ベルリンのスタートアップ企業レヴィ・ヘルスが不妊治療の支援に人工知能(AI)を活用している。人工授精と異なり費用が大幅に低いのが特徴だ。これまでに計250万ユーロの資金を投資家から獲得した。『南ドイツ新聞』が報じた。
流産を4回経験したシルヴィア・ヘヒャー氏と、子宮頸がんの前段階である異形成で入院したカロリーネ・ミッタードルファー氏が意気投合したことが起業のきっかけとなった。医師のテレジア・ヴィスマイヤー氏が合流して2020年初頭に起業した。
同社では不妊に悩む女性にまず、詳細なアンケートを行う。そのうえで不妊治療の専門家と顧客がテレビ電話で話し合いを実施。顧客はさらに提携先の検査機関で血液検査を受ける。これらの手続きで得られた情報をAIで分析する。顧客はそのデータに基づき、妊娠の確率を高めるための助言を医師から受けることになる。
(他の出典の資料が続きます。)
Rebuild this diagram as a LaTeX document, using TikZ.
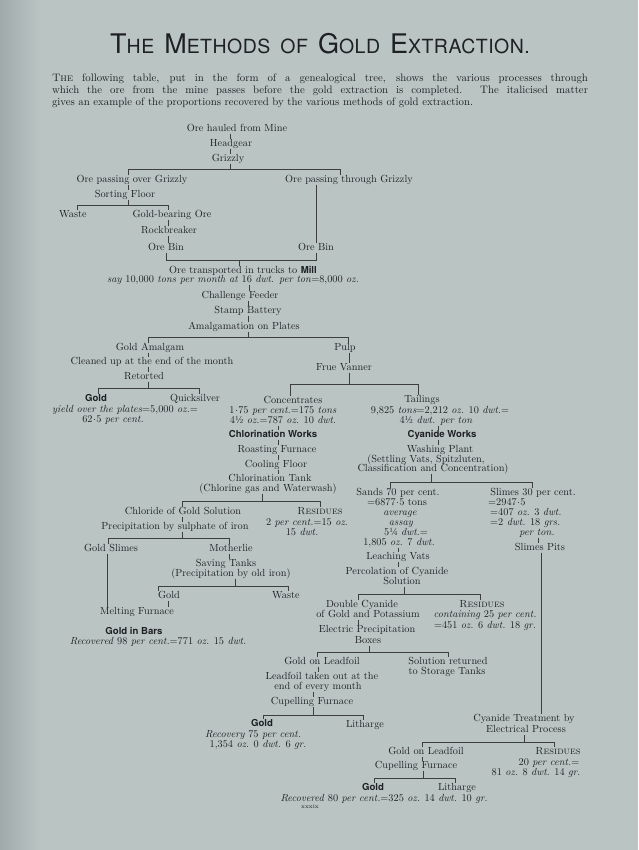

助言の内容は減量や薬の服用、産婦人科での治療など幅広い。AIのアルゴリズムはヴィスマイヤー氏が再生医療の専門家の協力を受けて自らプログラミングした。
同社が提供するサービスの料金は399ユーロで、不妊治療に比べ格段に安い。ミッタードルファー氏は、実際に行われる人工授精の70%は不要だと断言する。
レヴィ・ヘルスは同サービスの提供を数カ月前に開始した。すでに100人以上の女性が利用。起業した3人は年内に妊娠や出産の報告を聞けることを期待している。